Seydou Baba Traoré, enseignant : « 30 années d’adaptation de la démocratie aux réalités sociales, et toujours l’on est au même point s’agissant de la gestion de l’État. Les maux décriés pendant la dictature ont continué de plus belle et ce, par ceux-là même qui l’ont combattue. Ainsi, nous assistons impuissants au foisonnement des fonctionnaires milliardaires, des autorités corrompues donc à un peuple corrupteur. C’est ce qui fait qu’en 30 années de démocratie le Mali a connu 2 coups d’État. Inconcevable dans un État de droit. Malgré que la démocratie soit mal interprétée par bon nombre de personnes, son avènement a apporté certains avantages qu’il nous faut à tout prix conserver car les autorités surtout celles en place, essayent de confisquer ; il s’agit de la liberté d’expression qui a été acquis au prix du sang des martyrs tombés. Le Mali peine à asseoir véritablement les bases d’un régime réellement démocratique ».

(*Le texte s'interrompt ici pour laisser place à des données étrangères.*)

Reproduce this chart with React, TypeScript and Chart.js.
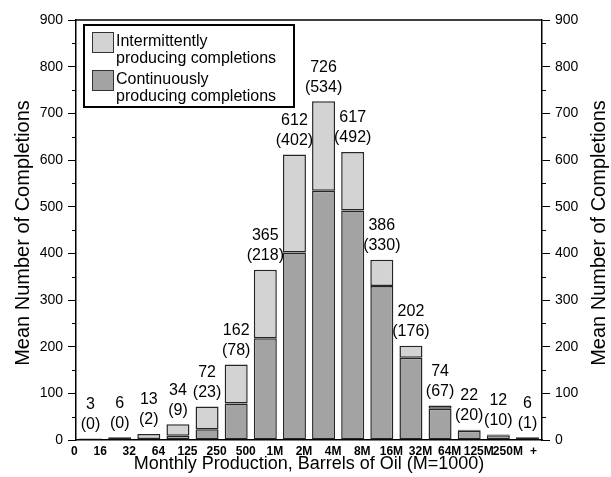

Mme Diarra Awa Diallo, ménagère : « Cette démocratie a été mal entretenue par les hommes politiques qui tapent la poitrine d’être les acteurs de la démocratie. Au fait, il y a eu trop de gabegie au denier public sinon la démocratie allait permettre que le Mali soit un pays émergent. Pour qu’on puisse bénéficier de la démocratie, il faut mettre fin à la corruption, au détournement du fonds public et à l’impunité. Ce qui faut ainsi savoir la démocratie ne doit pas être le synonyme de laisser-aller. Il y a un principe dans la démocratie, c’est le respect des lois de la République et cela est valable pour tous », conclut-elle.